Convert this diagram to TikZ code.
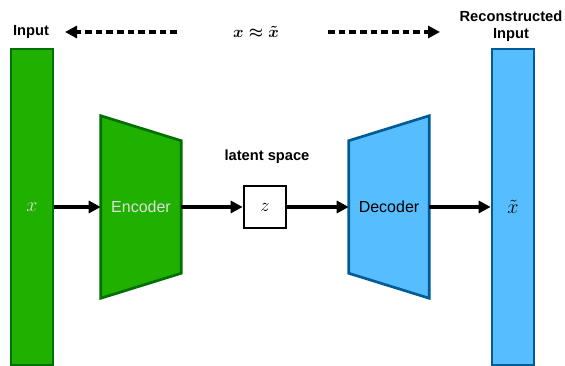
\RequirePackage{fix-cm}
\documentclass[tikz,border=0pt]{standalone}
\usepackage{fontspec}
\setmainfont{Liberation Sans}
\usetikzlibrary{arrows.meta,backgrounds}

\definecolor{encfill}{HTML}{20B000}
\definecolor{encline}{HTML}{007000}
\definecolor{decfill}{HTML}{56BEFF}
\definecolor{decline}{HTML}{005C96}
\definecolor{paletext}{HTML}{DDDDDD}

\tikzset{
  bar/.style={draw, line width=2pt, minimum width=31.5pt, minimum height=237pt, inner sep=0pt, font=\fontsize{15}{17}\selectfont},
  block/.style={minimum width=60pt, minimum height=136.5pt, inner sep=0pt, font=\fontsize{12}{14}\selectfont},
  latent/.style={draw, line width=2pt, fill=white, minimum size=31.5pt, inner sep=0pt, font=\fontsize{14}{16}\selectfont},
  flow/.style={-{Triangle[length=9pt,width=9pt]}, line width=2.6pt},
  hint/.style={-{Triangle[length=9pt,width=9pt]}, line width=2.6pt, dash pattern=on 5pt off 3pt},
  caption/.style={font=\bfseries\fontsize{11}{13}\selectfont, align=center, inner sep=0pt},
}

\begin{document}
\begin{tikzpicture}[x=0.75pt, y=-0.75pt]
\useasboundingbox (0,0) rectangle (565,366);

% input and output columns
\node[bar, fill=encfill, draw=encline, text=paletext] (inbar) at (32,207) {$x$};
\node[bar, fill=decfill, draw=decline] (outbar) at (513,207) {$\tilde{x}$};

% encoder / decoder, trapezia drawn behind the labels
\node[block, text=paletext] (enc) at (141,207) {Encoder};
\node[block] (dec) at (389,207) {Decoder};
\begin{pgfonlayer}{background}
\draw[line width=2pt, fill=encfill, draw=encline]
  (enc.north west) -- ([yshift=-18.75pt]enc.north east)
  -- ([yshift=18.75pt]enc.south east) -- (enc.south west) -- cycle;
\draw[line width=2pt, fill=decfill, draw=decline]
  ([yshift=-18.75pt]dec.north west) -- (dec.north east)
  -- (dec.south east) -- ([yshift=18.75pt]dec.south west) -- cycle;
\end{pgfonlayer}

% latent code
\node[latent] (z) at (265,207) {$z$};
\node[caption] (zlab) at (267,157) {latent space};

\draw[flow] (inbar) -- (enc);
\draw[flow] (enc) -- (z);
\draw[flow] (z) -- (dec);
\draw[flow] (dec) -- (outbar);

% top row
\node[caption] (inlab) at (31,32) {Input};
\node[font=\fontsize{12}{14}\selectfont\boldmath] (approx) at (256,32) {$x \approx \tilde{x}$};
\node[caption] (reclab) at (511,26) {Reconstructed\\Input};
\coordinate (lfrom) at (177,32);
\coordinate (lto) at (65,32);
\coordinate (rfrom) at (328,32);
\coordinate (rto) at (440,32);
\draw[hint] (lfrom) -- (lto);
\draw[hint] (rfrom) -- (rto);
\end{tikzpicture}
\end{document}
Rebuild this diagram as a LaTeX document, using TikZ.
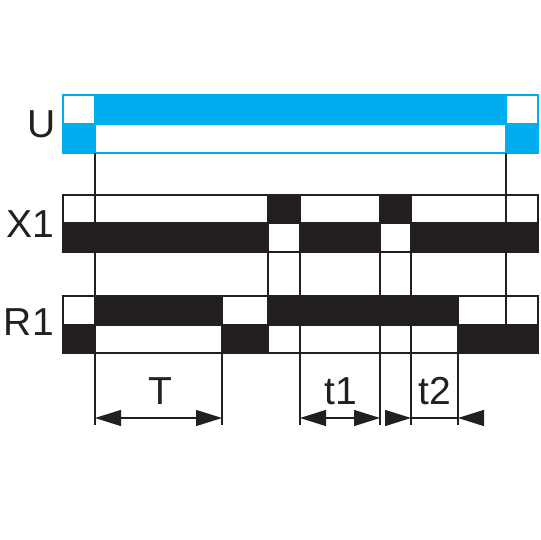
\documentclass[tikz,border=0pt]{standalone}
\usepackage{fontspec}
\setmainfont{Liberation Sans}
\usetikzlibrary{arrows.meta}
\definecolor{ublue}{RGB}{0,174,239}
\definecolor{ink}{RGB}{35,31,32}
\begin{document}
\begin{tikzpicture}[x=1pt,y=-1pt,
  ucell/.style={draw=ublue,line width=2pt},
  bcell/.style={draw=ink,line width=1.7pt},
  vline/.style={draw=ink,line width=1.2pt},
  dimline/.style={draw=ink,line width=1.2pt},
  ahead/.tip={Triangle[length=26pt,width=16pt]},
  lbl/.style={font=\fontsize{39}{39}\selectfont,inner sep=0pt,text=ink},
]
\useasboundingbox (0,0) rectangle (540,540);
% U bar
\fill[ublue] (63,95) rectangle (538,153);
\filldraw[fill=white,ucell] (63,95) rectangle (95,124);
\filldraw[fill=white,ucell] (506,95) rectangle (538,124);
\filldraw[fill=white,ucell] (95,124) rectangle (506,153);
\draw[ucell] (63,95) rectangle (538,153);
% X1
\foreach \a/\b/\f in {63/268/white,268/300/ink,300/380/white,380/411/ink,411/538/white}
  \filldraw[fill=\f,bcell] (\a,195) rectangle (\b,223);
\foreach \a/\b/\f in {63/268/ink,268/300/white,300/380/ink,380/411/white,411/538/ink}
  \filldraw[fill=\f,bcell] (\a,223) rectangle (\b,252);
% R1
\foreach \a/\b/\f in {63/95/white,95/222/ink,222/268/white,268/458/ink,458/538/white}
  \filldraw[fill=\f,bcell] (\a,296) rectangle (\b,325);
\foreach \a/\b/\f in {63/95/ink,95/222/white,222/268/ink,268/458/white,458/538/ink}
  \filldraw[fill=\f,bcell] (\a,325) rectangle (\b,353);
% vertical lines
\coordinate (v95a) at (95,153);   \coordinate (v95b) at (95,425);
\coordinate (v506a) at (506,153); \coordinate (v506b) at (506,353);
\coordinate (v268a) at (268,195); \coordinate (v268b) at (268,353);
\coordinate (v300a) at (300,195); \coordinate (v300b) at (300,425);
\coordinate (v380a) at (380,195); \coordinate (v380b) at (380,425);
\coordinate (v411a) at (411,195); \coordinate (v411b) at (411,425);
\coordinate (v222a) at (222,296); \coordinate (v222b) at (222,425);
\coordinate (v458a) at (458,296); \coordinate (v458b) at (458,425);
\foreach \n in {95,506,268,300,380,411,222,458}
  \draw[vline] (v\n a) -- (v\n b);
% dimension arrows
\coordinate (Ta) at (95,418);  \coordinate (Tb) at (222,418);
\coordinate (t1a) at (300,418); \coordinate (t1b) at (380,418);
\coordinate (t2o) at (386,418); \coordinate (t2a) at (411,418);
\coordinate (t2b) at (458,418); \coordinate (t2p) at (483,418);
\draw[dimline,ahead-ahead] (Ta) -- (Tb);
\draw[dimline,ahead-ahead] (t1a) -- (t1b);
\draw[dimline,-ahead] (t2o) -- (t2a);
\draw[dimline] (t2a) -- (t2b);
\draw[dimline,-ahead] (t2p) -- (t2b);
% labels
\node[lbl,anchor=base east] (lU) at (56,138) {U};
\node[lbl,anchor=base east] (lX) at (54,237) {X1};
\node[lbl,anchor=base east] (lR) at (54,335) {R1};
\node[lbl,anchor=base] (lT) at (160,404) {T};
\node[lbl,anchor=base] (lt1) at (341,404) {t1};
\node[lbl,anchor=base] (lt2) at (435,404) {t2};
\end{tikzpicture}
\end{document}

====================

Reproduce the entries above exactly. Do not include the images.

Convert this diagram to TikZ code.
\RequirePackage{fix-cm}
\documentclass[tikz,border=0pt]{standalone}
\usepackage{fontspec}
\setmainfont{Liberation Sans}
\usetikzlibrary{arrows.meta,backgrounds}

\definecolor{encfill}{HTML}{20B000}
\definecolor{encline}{HTML}{007000}
\definecolor{decfill}{HTML}{56BEFF}
\definecolor{decline}{HTML}{005C96}
\definecolor{paletext}{HTML}{DDDDDD}

\tikzset{
  bar/.style={draw, line width=2pt, minimum width=31.5pt, minimum height=237pt, inner sep=0pt, font=\fontsize{15}{17}\selectfont},
  block/.style={minimum width=60pt, minimum height=136.5pt, inner sep=0pt, font=\fontsize{12}{14}\selectfont},
  latent/.style={draw, line width=2pt, fill=white, minimum size=31.5pt, inner sep=0pt, font=\fontsize{14}{16}\selectfont},
  flow/.style={-{Triangle[length=9pt,width=9pt]}, line width=2.6pt},
  hint/.style={-{Triangle[length=9pt,width=9pt]}, line width=2.6pt, dash pattern=on 5pt off 3pt},
  caption/.style={font=\bfseries\fontsize{11}{13}\selectfont, align=center, inner sep=0pt},
}

\begin{document}
\begin{tikzpicture}[x=0.75pt, y=-0.75pt]
\useasboundingbox (0,0) rectangle (565,366);

% input and output columns
\node[bar, fill=encfill, draw=encline, text=paletext] (inbar) at (32,207) {$x$};
\node[bar, fill=decfill, draw=decline] (outbar) at (513,207) {$\tilde{x}$};

% encoder / decoder, trapezia drawn behind the labels
\node[block, text=paletext] (enc) at (141,207) {Encoder};
\node[block] (dec) at (389,207) {Decoder};
\begin{pgfonlayer}{background}
\draw[line width=2pt, fill=encfill, draw=encline]
  (enc.north west) -- ([yshift=-18.75pt]enc.north east)
  -- ([yshift=18.75pt]enc.south east) -- (enc.south west) -- cycle;
\draw[line width=2pt, fill=decfill, draw=decline]
  ([yshift=-18.75pt]dec.north west) -- (dec.north east)
  -- (dec.south east) -- ([yshift=18.75pt]dec.south west) -- cycle;
\end{pgfonlayer}

% latent code
\node[latent] (z) at (265,207) {$z$};
\node[caption] (zlab) at (267,157) {latent space};

\draw[flow] (inbar) -- (enc);
\draw[flow] (enc) -- (z);
\draw[flow] (z) -- (dec);
\draw[flow] (dec) -- (outbar);

% top row
\node[caption] (inlab) at (31,32) {Input};
\node[font=\fontsize{12}{14}\selectfont\boldmath] (approx) at (256,32) {$x \approx \tilde{x}$};
\node[caption] (reclab) at (511,26) {Reconstructed\\Input};
\coordinate (lfrom) at (177,32);
\coordinate (lto) at (65,32);
\coordinate (rfrom) at (328,32);
\coordinate (rto) at (440,32);
\draw[hint] (lfrom) -- (lto);
\draw[hint] (rfrom) -- (rto);
\end{tikzpicture}
\end{document}
Rebuild this diagram as a LaTeX document, using TikZ.
\documentclass[tikz,border=0pt]{standalone}
\usepackage{fontspec}
\setmainfont{Liberation Sans}
\usetikzlibrary{arrows.meta}
\definecolor{ublue}{RGB}{0,174,239}
\definecolor{ink}{RGB}{35,31,32}
\begin{document}
\begin{tikzpicture}[x=1pt,y=-1pt,
  ucell/.style={draw=ublue,line width=2pt},
  bcell/.style={draw=ink,line width=1.7pt},
  vline/.style={draw=ink,line width=1.2pt},
  dimline/.style={draw=ink,line width=1.2pt},
  ahead/.tip={Triangle[length=26pt,width=16pt]},
  lbl/.style={font=\fontsize{39}{39}\selectfont,inner sep=0pt,text=ink},
]
\useasboundingbox (0,0) rectangle (540,540);
% U bar
\fill[ublue] (63,95) rectangle (538,153);
\filldraw[fill=white,ucell] (63,95) rectangle (95,124);
\filldraw[fill=white,ucell] (506,95) rectangle (538,124);
\filldraw[fill=white,ucell] (95,124) rectangle (506,153);
\draw[ucell] (63,95) rectangle (538,153);
% X1
\foreach \a/\b/\f in {63/268/white,268/300/ink,300/380/white,380/411/ink,411/538/white}
  \filldraw[fill=\f,bcell] (\a,195) rectangle (\b,223);
\foreach \a/\b/\f in {63/268/ink,268/300/white,300/380/ink,380/411/white,411/538/ink}
  \filldraw[fill=\f,bcell] (\a,223) rectangle (\b,252);
% R1
\foreach \a/\b/\f in {63/95/white,95/222/ink,222/268/white,268/458/ink,458/538/white}
  \filldraw[fill=\f,bcell] (\a,296) rectangle (\b,325);
\foreach \a/\b/\f in {63/95/ink,95/222/white,222/268/ink,268/458/white,458/538/ink}
  \filldraw[fill=\f,bcell] (\a,325) rectangle (\b,353);
% vertical lines
\coordinate (v95a) at (95,153);   \coordinate (v95b) at (95,425);
\coordinate (v506a) at (506,153); \coordinate (v506b) at (506,353);
\coordinate (v268a) at (268,195); \coordinate (v268b) at (268,353);
\coordinate (v300a) at (300,195); \coordinate (v300b) at (300,425);
\coordinate (v380a) at (380,195); \coordinate (v380b) at (380,425);
\coordinate (v411a) at (411,195); \coordinate (v411b) at (411,425);
\coordinate (v222a) at (222,296); \coordinate (v222b) at (222,425);
\coordinate (v458a) at (458,296); \coordinate (v458b) at (458,425);
\foreach \n in {95,506,268,300,380,411,222,458}
  \draw[vline] (v\n a) -- (v\n b);
% dimension arrows
\coordinate (Ta) at (95,418);  \coordinate (Tb) at (222,418);
\coordinate (t1a) at (300,418); \coordinate (t1b) at (380,418);
\coordinate (t2o) at (386,418); \coordinate (t2a) at (411,418);
\coordinate (t2b) at (458,418); \coordinate (t2p) at (483,418);
\draw[dimline,ahead-ahead] (Ta) -- (Tb);
\draw[dimline,ahead-ahead] (t1a) -- (t1b);
\draw[dimline,-ahead] (t2o) -- (t2a);
\draw[dimline] (t2a) -- (t2b);
\draw[dimline,-ahead] (t2p) -- (t2b);
% labels
\node[lbl,anchor=base east] (lU) at (56,138) {U};
\node[lbl,anchor=base east] (lX) at (54,237) {X1};
\node[lbl,anchor=base east] (lR) at (54,335) {R1};
\node[lbl,anchor=base] (lT) at (160,404) {T};
\node[lbl,anchor=base] (lt1) at (341,404) {t1};
\node[lbl,anchor=base] (lt2) at (435,404) {t2};
\end{tikzpicture}
\end{document}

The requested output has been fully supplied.